- Data excerpt
— start —

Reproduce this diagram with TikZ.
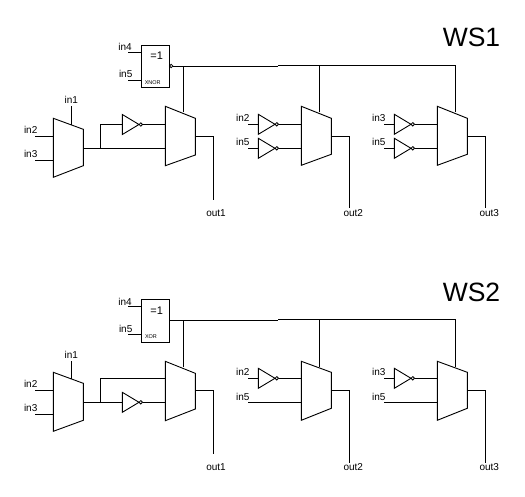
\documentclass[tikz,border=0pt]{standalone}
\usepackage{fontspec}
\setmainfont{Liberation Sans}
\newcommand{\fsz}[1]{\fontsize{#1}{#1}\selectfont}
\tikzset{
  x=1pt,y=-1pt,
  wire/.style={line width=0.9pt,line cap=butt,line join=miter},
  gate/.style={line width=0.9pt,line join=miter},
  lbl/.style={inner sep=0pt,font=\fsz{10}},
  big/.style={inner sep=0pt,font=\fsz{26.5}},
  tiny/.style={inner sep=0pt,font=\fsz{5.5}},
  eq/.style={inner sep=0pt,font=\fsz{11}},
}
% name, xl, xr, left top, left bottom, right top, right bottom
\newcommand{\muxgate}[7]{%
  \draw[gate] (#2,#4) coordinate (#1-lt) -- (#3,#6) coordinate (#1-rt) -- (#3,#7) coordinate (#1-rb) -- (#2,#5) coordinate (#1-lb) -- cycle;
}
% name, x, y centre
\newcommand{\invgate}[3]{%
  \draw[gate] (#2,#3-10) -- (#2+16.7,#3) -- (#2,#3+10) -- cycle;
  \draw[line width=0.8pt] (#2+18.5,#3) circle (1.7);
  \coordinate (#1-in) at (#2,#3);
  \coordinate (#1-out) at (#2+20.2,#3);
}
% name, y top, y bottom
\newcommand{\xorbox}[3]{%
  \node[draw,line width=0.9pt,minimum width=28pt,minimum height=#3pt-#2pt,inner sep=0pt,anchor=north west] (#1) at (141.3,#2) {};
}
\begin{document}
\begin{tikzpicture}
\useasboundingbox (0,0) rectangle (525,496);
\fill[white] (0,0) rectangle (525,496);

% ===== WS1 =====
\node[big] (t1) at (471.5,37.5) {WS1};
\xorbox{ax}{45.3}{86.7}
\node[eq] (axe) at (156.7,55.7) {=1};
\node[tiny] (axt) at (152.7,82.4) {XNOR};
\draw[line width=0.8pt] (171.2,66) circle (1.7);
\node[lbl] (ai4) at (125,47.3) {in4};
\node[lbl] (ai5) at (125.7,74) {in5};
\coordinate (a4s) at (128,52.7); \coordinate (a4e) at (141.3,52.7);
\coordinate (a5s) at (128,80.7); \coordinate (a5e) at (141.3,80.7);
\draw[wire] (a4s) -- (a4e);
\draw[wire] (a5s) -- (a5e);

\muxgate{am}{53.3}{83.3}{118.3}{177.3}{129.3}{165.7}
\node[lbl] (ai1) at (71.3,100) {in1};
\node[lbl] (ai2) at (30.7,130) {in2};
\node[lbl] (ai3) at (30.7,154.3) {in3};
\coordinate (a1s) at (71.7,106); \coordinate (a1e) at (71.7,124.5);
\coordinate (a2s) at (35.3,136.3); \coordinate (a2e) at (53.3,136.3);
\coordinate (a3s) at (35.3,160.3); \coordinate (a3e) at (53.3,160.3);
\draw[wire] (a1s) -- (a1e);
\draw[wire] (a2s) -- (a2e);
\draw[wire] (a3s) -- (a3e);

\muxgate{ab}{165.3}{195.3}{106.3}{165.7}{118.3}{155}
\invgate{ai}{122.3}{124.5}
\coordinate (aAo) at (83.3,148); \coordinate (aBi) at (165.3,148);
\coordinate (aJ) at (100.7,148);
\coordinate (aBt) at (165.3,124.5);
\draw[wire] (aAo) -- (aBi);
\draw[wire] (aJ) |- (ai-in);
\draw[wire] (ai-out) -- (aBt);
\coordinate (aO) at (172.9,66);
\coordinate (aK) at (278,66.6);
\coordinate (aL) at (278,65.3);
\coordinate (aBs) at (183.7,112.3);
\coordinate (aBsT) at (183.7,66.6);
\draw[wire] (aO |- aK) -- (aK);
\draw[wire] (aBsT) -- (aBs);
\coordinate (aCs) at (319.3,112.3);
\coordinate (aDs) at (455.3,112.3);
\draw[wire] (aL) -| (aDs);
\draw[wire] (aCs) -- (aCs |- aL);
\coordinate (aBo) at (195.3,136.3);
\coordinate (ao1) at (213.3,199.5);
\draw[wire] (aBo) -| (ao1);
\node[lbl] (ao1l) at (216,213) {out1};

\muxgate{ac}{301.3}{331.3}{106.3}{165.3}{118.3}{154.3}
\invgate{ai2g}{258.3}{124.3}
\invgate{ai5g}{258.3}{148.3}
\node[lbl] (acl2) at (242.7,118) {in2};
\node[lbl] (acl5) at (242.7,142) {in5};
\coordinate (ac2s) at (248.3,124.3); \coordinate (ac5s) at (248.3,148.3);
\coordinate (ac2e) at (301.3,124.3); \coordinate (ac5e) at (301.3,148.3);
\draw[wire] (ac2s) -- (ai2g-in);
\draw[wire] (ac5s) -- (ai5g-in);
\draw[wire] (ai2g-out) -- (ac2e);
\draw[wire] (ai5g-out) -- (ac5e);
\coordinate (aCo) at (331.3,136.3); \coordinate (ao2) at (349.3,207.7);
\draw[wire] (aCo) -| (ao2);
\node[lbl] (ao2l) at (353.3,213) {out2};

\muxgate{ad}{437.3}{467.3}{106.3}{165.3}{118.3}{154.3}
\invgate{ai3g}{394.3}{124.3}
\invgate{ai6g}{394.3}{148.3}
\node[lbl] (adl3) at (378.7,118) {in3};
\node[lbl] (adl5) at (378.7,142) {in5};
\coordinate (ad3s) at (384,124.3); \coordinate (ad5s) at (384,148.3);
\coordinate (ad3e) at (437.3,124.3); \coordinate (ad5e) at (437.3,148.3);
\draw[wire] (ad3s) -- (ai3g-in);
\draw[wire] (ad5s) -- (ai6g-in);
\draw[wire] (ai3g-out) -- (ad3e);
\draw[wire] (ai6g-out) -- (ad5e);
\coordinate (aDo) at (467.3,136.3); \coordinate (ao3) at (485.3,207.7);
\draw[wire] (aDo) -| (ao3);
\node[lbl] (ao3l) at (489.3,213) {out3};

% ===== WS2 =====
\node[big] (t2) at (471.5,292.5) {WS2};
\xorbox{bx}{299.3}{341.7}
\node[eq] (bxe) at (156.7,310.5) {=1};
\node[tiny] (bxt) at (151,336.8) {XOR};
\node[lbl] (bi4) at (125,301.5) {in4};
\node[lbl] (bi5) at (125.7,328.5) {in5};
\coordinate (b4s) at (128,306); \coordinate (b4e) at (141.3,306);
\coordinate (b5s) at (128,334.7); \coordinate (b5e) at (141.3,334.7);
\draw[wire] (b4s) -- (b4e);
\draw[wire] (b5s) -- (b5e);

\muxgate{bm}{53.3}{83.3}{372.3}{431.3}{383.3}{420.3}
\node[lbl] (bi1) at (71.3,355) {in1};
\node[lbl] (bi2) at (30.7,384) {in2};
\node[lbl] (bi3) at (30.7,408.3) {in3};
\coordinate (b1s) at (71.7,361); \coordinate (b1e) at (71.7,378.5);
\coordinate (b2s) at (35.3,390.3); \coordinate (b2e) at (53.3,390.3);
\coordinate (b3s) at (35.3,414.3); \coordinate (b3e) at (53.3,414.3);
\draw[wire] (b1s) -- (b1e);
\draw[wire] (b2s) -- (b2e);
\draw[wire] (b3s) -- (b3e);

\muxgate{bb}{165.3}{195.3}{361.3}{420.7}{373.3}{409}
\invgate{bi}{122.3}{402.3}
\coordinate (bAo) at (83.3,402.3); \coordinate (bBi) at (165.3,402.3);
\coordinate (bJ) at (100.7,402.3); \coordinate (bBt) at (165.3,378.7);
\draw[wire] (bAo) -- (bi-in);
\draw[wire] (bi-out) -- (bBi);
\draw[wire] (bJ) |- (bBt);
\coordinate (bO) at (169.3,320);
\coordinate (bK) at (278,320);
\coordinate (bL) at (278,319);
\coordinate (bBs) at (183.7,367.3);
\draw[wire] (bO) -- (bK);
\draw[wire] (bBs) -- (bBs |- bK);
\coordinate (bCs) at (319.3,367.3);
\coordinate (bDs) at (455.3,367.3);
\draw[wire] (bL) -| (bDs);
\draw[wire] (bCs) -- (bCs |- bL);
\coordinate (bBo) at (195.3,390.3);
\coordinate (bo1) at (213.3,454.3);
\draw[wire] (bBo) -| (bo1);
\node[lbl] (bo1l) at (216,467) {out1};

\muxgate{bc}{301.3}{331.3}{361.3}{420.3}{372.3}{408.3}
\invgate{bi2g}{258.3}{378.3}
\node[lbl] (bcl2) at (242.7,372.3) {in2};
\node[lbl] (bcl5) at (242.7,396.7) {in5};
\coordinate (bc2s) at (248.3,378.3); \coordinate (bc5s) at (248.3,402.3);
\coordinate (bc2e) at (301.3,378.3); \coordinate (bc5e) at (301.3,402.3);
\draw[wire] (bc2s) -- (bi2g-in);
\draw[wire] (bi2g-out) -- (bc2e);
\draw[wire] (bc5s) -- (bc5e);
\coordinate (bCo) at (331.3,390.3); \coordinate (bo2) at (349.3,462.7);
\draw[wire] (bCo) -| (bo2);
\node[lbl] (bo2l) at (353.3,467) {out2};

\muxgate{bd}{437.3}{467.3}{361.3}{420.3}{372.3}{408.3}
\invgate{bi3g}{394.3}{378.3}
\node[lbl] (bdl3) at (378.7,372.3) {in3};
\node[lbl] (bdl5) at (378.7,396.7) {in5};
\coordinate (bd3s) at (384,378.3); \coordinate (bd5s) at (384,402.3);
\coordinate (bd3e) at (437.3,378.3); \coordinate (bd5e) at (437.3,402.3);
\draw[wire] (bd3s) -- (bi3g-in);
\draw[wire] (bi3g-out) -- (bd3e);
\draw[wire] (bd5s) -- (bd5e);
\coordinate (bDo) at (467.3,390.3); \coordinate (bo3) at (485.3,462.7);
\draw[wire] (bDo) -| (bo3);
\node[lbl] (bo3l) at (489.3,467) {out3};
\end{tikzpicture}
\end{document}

— end —

- Task directions
Up to and including the line containing "(a5s) -- (a5e);", repeat every line from the start of the data, but none of the pictures.

- Solution below
Reproduce this diagram with TikZ.
\documentclass[tikz,border=0pt]{standalone}
\usepackage{fontspec}
\setmainfont{Liberation Sans}
\newcommand{\fsz}[1]{\fontsize{#1}{#1}\selectfont}
\tikzset{
  x=1pt,y=-1pt,
  wire/.style={line width=0.9pt,line cap=butt,line join=miter},
  gate/.style={line width=0.9pt,line join=miter},
  lbl/.style={inner sep=0pt,font=\fsz{10}},
  big/.style={inner sep=0pt,font=\fsz{26.5}},
  tiny/.style={inner sep=0pt,font=\fsz{5.5}},
  eq/.style={inner sep=0pt,font=\fsz{11}},
}
% name, xl, xr, left top, left bottom, right top, right bottom
\newcommand{\muxgate}[7]{%
  \draw[gate] (#2,#4) coordinate (#1-lt) -- (#3,#6) coordinate (#1-rt) -- (#3,#7) coordinate (#1-rb) -- (#2,#5) coordinate (#1-lb) -- cycle;
}
% name, x, y centre
\newcommand{\invgate}[3]{%
  \draw[gate] (#2,#3-10) -- (#2+16.7,#3) -- (#2,#3+10) -- cycle;
  \draw[line width=0.8pt] (#2+18.5,#3) circle (1.7);
  \coordinate (#1-in) at (#2,#3);
  \coordinate (#1-out) at (#2+20.2,#3);
}
% name, y top, y bottom
\newcommand{\xorbox}[3]{%
  \node[draw,line width=0.9pt,minimum width=28pt,minimum height=#3pt-#2pt,inner sep=0pt,anchor=north west] (#1) at (141.3,#2) {};
}
\begin{document}
\begin{tikzpicture}
\useasboundingbox (0,0) rectangle (525,496);
\fill[white] (0,0) rectangle (525,496);

% ===== WS1 =====
\node[big] (t1) at (471.5,37.5) {WS1};
\xorbox{ax}{45.3}{86.7}
\node[eq] (axe) at (156.7,55.7) {=1};
\node[tiny] (axt) at (152.7,82.4) {XNOR};
\draw[line width=0.8pt] (171.2,66) circle (1.7);
\node[lbl] (ai4) at (125,47.3) {in4};
\node[lbl] (ai5) at (125.7,74) {in5};
\coordinate (a4s) at (128,52.7); \coordinate (a4e) at (141.3,52.7);
\coordinate (a5s) at (128,80.7); \coordinate (a5e) at (141.3,80.7);
\draw[wire] (a4s) -- (a4e);
\draw[wire] (a5s) -- (a5e);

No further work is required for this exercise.